◆ **Request**
All of the lines below are to be printed again exactly; images are excluded from the output.

◇ ◇ ◇ ◇ ◇ ◇ ◇

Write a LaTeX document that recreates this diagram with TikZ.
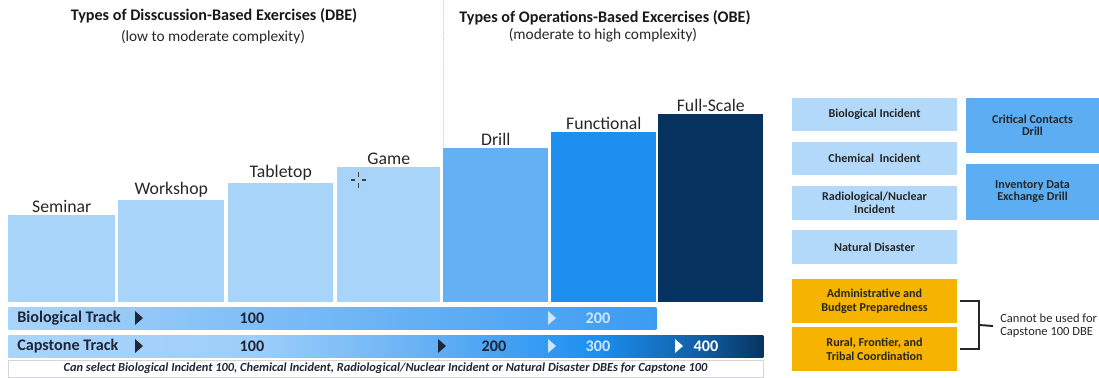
\documentclass[tikz,border=0pt]{standalone}
\usepackage{fontspec}
\setmainfont{Carlito}
\usetikzlibrary{positioning,calc}
\definecolor{Pale}{HTML}{A9D4FA}
\definecolor{Sky}{HTML}{64B0F5}
\definecolor{Azure}{HTML}{1C8FF1}
\definecolor{Navy}{HTML}{073361}
\definecolor{BioEnd}{HTML}{3C9BF1}
\definecolor{Chip}{HTML}{B2D9F9}
\definecolor{ChipDark}{HTML}{5DADF2}
\definecolor{Gold}{HTML}{F6B401}
\definecolor{Ink}{HTML}{1E2638}
\definecolor{Mist}{HTML}{CDE6FC}
\definecolor{Rule}{HTML}{D2D6DA}
\newcommand{\px}{0.025cm}
\pgfdeclarehorizontalshading{capshade}{100bp}{color(0bp)=(Pale); color(25bp)=(Pale); color(41bp)=(Pale!85!Sky); color(53bp)=(Sky); color(64bp)=(Azure); color(71bp)=(Azure!45!Navy); color(75bp)=(Navy); color(100bp)=(Navy)}
\tikzset{
 barlbl/.style={font=\fontsize{12.6}{14}\selectfont,text=black!85,inner sep=1pt},
 bar/.style={anchor=south west,inner sep=0pt,minimum width=105*\px,label={[barlbl]above:#1}},
 head/.style={font=\bfseries\fontsize{11.5}{13}\selectfont,text=black!90},
 sub/.style={font=\fontsize{10.9}{12}\selectfont,text=black!85},
 track/.style={anchor=north west,inner sep=0pt,minimum height=22*\px},
 trk/.style={font=\bfseries\fontsize{11.5}{13}\selectfont,text=Ink,inner sep=0pt},
 notebox/.style={draw=Rule,fill=white,minimum width=755*\px,minimum height=17*\px,inner sep=0pt,font=\bfseries\itshape\fontsize{8.8}{9}\selectfont,text=Ink},
 chip/.style={fill=Chip,minimum width=165*\px,minimum height=33*\px,inner sep=1pt,align=center,font=\bfseries\fontsize{8.6}{9.6}\selectfont,text=black!85},
 chipdark/.style={chip,fill=ChipDark,minimum width=133*\px,minimum height=55*\px,font=\bfseries\fontsize{8.6}{8.4}\selectfont},
 goldchip/.style={chip,fill=Gold,minimum height=44*\px,font=\bfseries\fontsize{8.6}{10}\selectfont},
 brk/.style={draw=black!85,line width=1.4pt},
 divider/.style={densely dotted,draw=black!20}
}
\begin{document}
\begin{tikzpicture}[x=\px,y=-\px]
\useasboundingbox (0,0) rectangle (1099,377);
% headings
\node[head] (dbehead) at (214,16) {Types of Disscussion-Based Exercises (DBE)};
\node[sub] (dbesub) at (213,37) {(low to moderate complexity)};
\node[head] (obehead) at (605,18) {Types of Operations-Based Excercises (OBE)};
\node[sub] (obesub) at (603,35) {(moderate to high complexity)};
% exercise steps
\node[bar=Seminar,fill=Pale,minimum width=107*\px,minimum height=87*\px] (seminar) at (8,302) {};
\node[bar=Workshop,fill=Pale,minimum width=106*\px,minimum height=102*\px] (workshop) at (118,302) {};
\node[bar=Tabletop,fill=Pale,minimum height=119*\px] (tabletop) at (228,302) {};
\node[bar=Game,fill=Pale,minimum width=103*\px,minimum height=135*\px] (game) at (337,302) {};
\node[bar=Drill,fill=Sky,minimum height=154*\px] (drill) at (443,302) {};
\node[bar=Functional,fill=Azure,minimum height=170*\px] (functional) at (551,302) {};
\node[bar=Full-Scale,fill=Navy,minimum height=188*\px] (fullscale) at (658,302) {};
\draw[divider] (443,0) -- (drill.north west);
\draw[black!75,line width=0.8pt] (351,180)--(355,180) (362,180)--(366,180) (358.5,172)--(358.5,177) (358.5,183)--(358.5,188);
% tracks
\node[track,left color=Pale,right color=BioEnd,minimum width=648*\px] (biotrack) at (8,307) {};
\node[track,shading=capshade,minimum width=755*\px] (captrack) at (8,335) {};
\node[trk,anchor=west] (biolbl) at (17,318) {Biological Track};
\node[trk,anchor=west] (caplbl) at (17,346) {Capstone Track};
\node[trk] (bio100) at (252,318) {100};
\node[trk,text=Mist] (bio200) at (598,318) {200};
\node[trk] (cap100) at (252,346) {100};
\node[trk] (cap200) at (494,346) {200};
\node[trk,text=Mist] (cap300) at (598,346) {300};
\node[trk,text=white] (cap400) at (706,346) {400};
\foreach \x/\y/\c in {135/318/Ink,135/346/Ink,548/318/Mist,438/346/Ink,548/346/Mist,675/346/white}
  \fill[\c] (\x,\y-7) -- ++(8,7) -- ++(-8,7) -- cycle;
\node[notebox] (note) at (385.5,368.5) {Can select Biological Incident 100, Chemical Incident, Radiological/Nuclear Incident or Natural Disaster DBEs for Capstone 100};
% scenario topics
\node[chip] (biochip) at (874.5,114.5) {Biological Incident};
\node[chip] (chemchip) at (874.5,158.5) {Chemical\ \ Incident};
\node[chip,minimum height=34*\px] (radchip) at (874.5,203) {Radiological/Nuclear\\Incident};
\node[chip,minimum height=34*\px] (natchip) at (874.5,247) {Natural Disaster};
\node[chipdark] (ccdrill) at (1032.5,125.5) {Critical Contacts\\Drill};
\node[chipdark,minimum height=56*\px] (invdrill) at (1032.5,192) {Inventory Data\\Exchange Drill};
\node[goldchip] (admchip) at (874.5,301) {Administrative and\\Budget Preparedness};
\node[goldchip] (rurchip) at (874.5,349) {Rural, Frontier, and\\Tribal Coordination};
\draw[brk] ([xshift=3*\px]admchip.east) -- ++(19,0) |- ([xshift=3*\px]rurchip.east);
\coordinate (brkmid) at ($(admchip.east)!.5!(rurchip.east)+(22,0)$);
\node[anchor=west,align=left,inner sep=0pt,font=\fontsize{8.9}{9.2}\selectfont,text=black!85] (nocap) at (1000,326) {Cannot be used for\\Capstone 100 DBE};
\draw[brk] (brkmid) -- ($(nocap.west)+(-7,0)$);
\end{tikzpicture}
\end{document}
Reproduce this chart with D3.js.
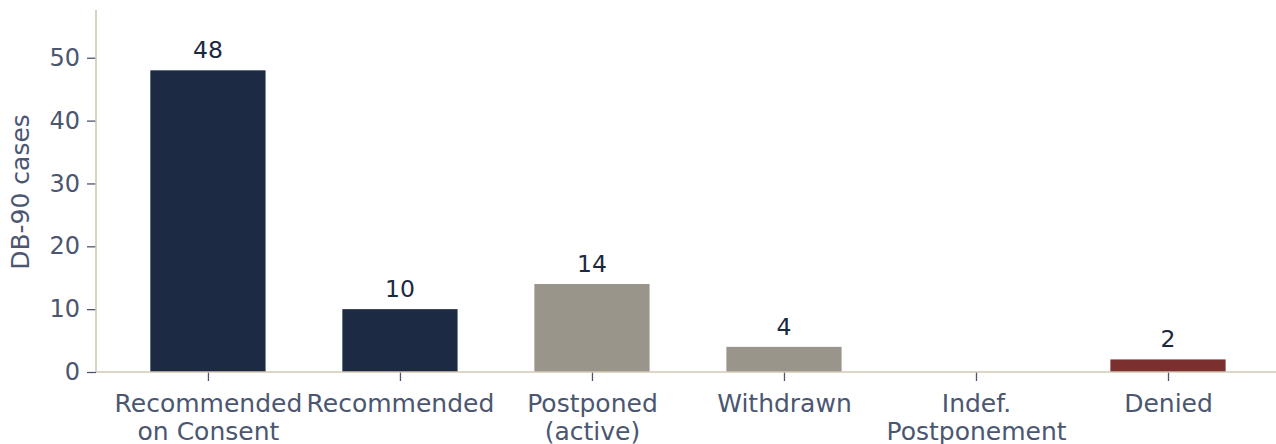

◇ ◇ ◇ ◇ ◇ ◇ ◇

◆ **Result of this task**
Write a LaTeX document that recreates this diagram with TikZ.
\documentclass[tikz,border=0pt]{standalone}
\usepackage{fontspec}
\setmainfont{Carlito}
\usetikzlibrary{positioning,calc}
\definecolor{Pale}{HTML}{A9D4FA}
\definecolor{Sky}{HTML}{64B0F5}
\definecolor{Azure}{HTML}{1C8FF1}
\definecolor{Navy}{HTML}{073361}
\definecolor{BioEnd}{HTML}{3C9BF1}
\definecolor{Chip}{HTML}{B2D9F9}
\definecolor{ChipDark}{HTML}{5DADF2}
\definecolor{Gold}{HTML}{F6B401}
\definecolor{Ink}{HTML}{1E2638}
\definecolor{Mist}{HTML}{CDE6FC}
\definecolor{Rule}{HTML}{D2D6DA}
\newcommand{\px}{0.025cm}
\pgfdeclarehorizontalshading{capshade}{100bp}{color(0bp)=(Pale); color(25bp)=(Pale); color(41bp)=(Pale!85!Sky); color(53bp)=(Sky); color(64bp)=(Azure); color(71bp)=(Azure!45!Navy); color(75bp)=(Navy); color(100bp)=(Navy)}
\tikzset{
 barlbl/.style={font=\fontsize{12.6}{14}\selectfont,text=black!85,inner sep=1pt},
 bar/.style={anchor=south west,inner sep=0pt,minimum width=105*\px,label={[barlbl]above:#1}},
 head/.style={font=\bfseries\fontsize{11.5}{13}\selectfont,text=black!90},
 sub/.style={font=\fontsize{10.9}{12}\selectfont,text=black!85},
 track/.style={anchor=north west,inner sep=0pt,minimum height=22*\px},
 trk/.style={font=\bfseries\fontsize{11.5}{13}\selectfont,text=Ink,inner sep=0pt},
 notebox/.style={draw=Rule,fill=white,minimum width=755*\px,minimum height=17*\px,inner sep=0pt,font=\bfseries\itshape\fontsize{8.8}{9}\selectfont,text=Ink},
 chip/.style={fill=Chip,minimum width=165*\px,minimum height=33*\px,inner sep=1pt,align=center,font=\bfseries\fontsize{8.6}{9.6}\selectfont,text=black!85},
 chipdark/.style={chip,fill=ChipDark,minimum width=133*\px,minimum height=55*\px,font=\bfseries\fontsize{8.6}{8.4}\selectfont},
 goldchip/.style={chip,fill=Gold,minimum height=44*\px,font=\bfseries\fontsize{8.6}{10}\selectfont},
 brk/.style={draw=black!85,line width=1.4pt},
 divider/.style={densely dotted,draw=black!20}
}
\begin{document}
\begin{tikzpicture}[x=\px,y=-\px]
\useasboundingbox (0,0) rectangle (1099,377);
% headings
\node[head] (dbehead) at (214,16) {Types of Disscussion-Based Exercises (DBE)};
\node[sub] (dbesub) at (213,37) {(low to moderate complexity)};
\node[head] (obehead) at (605,18) {Types of Operations-Based Excercises (OBE)};
\node[sub] (obesub) at (603,35) {(moderate to high complexity)};
% exercise steps
\node[bar=Seminar,fill=Pale,minimum width=107*\px,minimum height=87*\px] (seminar) at (8,302) {};
\node[bar=Workshop,fill=Pale,minimum width=106*\px,minimum height=102*\px] (workshop) at (118,302) {};
\node[bar=Tabletop,fill=Pale,minimum height=119*\px] (tabletop) at (228,302) {};
\node[bar=Game,fill=Pale,minimum width=103*\px,minimum height=135*\px] (game) at (337,302) {};
\node[bar=Drill,fill=Sky,minimum height=154*\px] (drill) at (443,302) {};
\node[bar=Functional,fill=Azure,minimum height=170*\px] (functional) at (551,302) {};
\node[bar=Full-Scale,fill=Navy,minimum height=188*\px] (fullscale) at (658,302) {};
\draw[divider] (443,0) -- (drill.north west);
\draw[black!75,line width=0.8pt] (351,180)--(355,180) (362,180)--(366,180) (358.5,172)--(358.5,177) (358.5,183)--(358.5,188);
% tracks
\node[track,left color=Pale,right color=BioEnd,minimum width=648*\px] (biotrack) at (8,307) {};
\node[track,shading=capshade,minimum width=755*\px] (captrack) at (8,335) {};
\node[trk,anchor=west] (biolbl) at (17,318) {Biological Track};
\node[trk,anchor=west] (caplbl) at (17,346) {Capstone Track};
\node[trk] (bio100) at (252,318) {100};
\node[trk,text=Mist] (bio200) at (598,318) {200};
\node[trk] (cap100) at (252,346) {100};
\node[trk] (cap200) at (494,346) {200};
\node[trk,text=Mist] (cap300) at (598,346) {300};
\node[trk,text=white] (cap400) at (706,346) {400};
\foreach \x/\y/\c in {135/318/Ink,135/346/Ink,548/318/Mist,438/346/Ink,548/346/Mist,675/346/white}
  \fill[\c] (\x,\y-7) -- ++(8,7) -- ++(-8,7) -- cycle;
\node[notebox] (note) at (385.5,368.5) {Can select Biological Incident 100, Chemical Incident, Radiological/Nuclear Incident or Natural Disaster DBEs for Capstone 100};
% scenario topics
\node[chip] (biochip) at (874.5,114.5) {Biological Incident};
\node[chip] (chemchip) at (874.5,158.5) {Chemical\ \ Incident};
\node[chip,minimum height=34*\px] (radchip) at (874.5,203) {Radiological/Nuclear\\Incident};
\node[chip,minimum height=34*\px] (natchip) at (874.5,247) {Natural Disaster};
\node[chipdark] (ccdrill) at (1032.5,125.5) {Critical Contacts\\Drill};
\node[chipdark,minimum height=56*\px] (invdrill) at (1032.5,192) {Inventory Data\\Exchange Drill};
\node[goldchip] (admchip) at (874.5,301) {Administrative and\\Budget Preparedness};
\node[goldchip] (rurchip) at (874.5,349) {Rural, Frontier, and\\Tribal Coordination};
\draw[brk] ([xshift=3*\px]admchip.east) -- ++(19,0) |- ([xshift=3*\px]rurchip.east);
\coordinate (brkmid) at ($(admchip.east)!.5!(rurchip.east)+(22,0)$);
\node[anchor=west,align=left,inner sep=0pt,font=\fontsize{8.9}{9.2}\selectfont,text=black!85] (nocap) at (1000,326) {Cannot be used for\\Capstone 100 DBE};
\draw[brk] (brkmid) -- ($(nocap.west)+(-7,0)$);
\end{tikzpicture}
\end{document}
Reproduce this chart with D3.js.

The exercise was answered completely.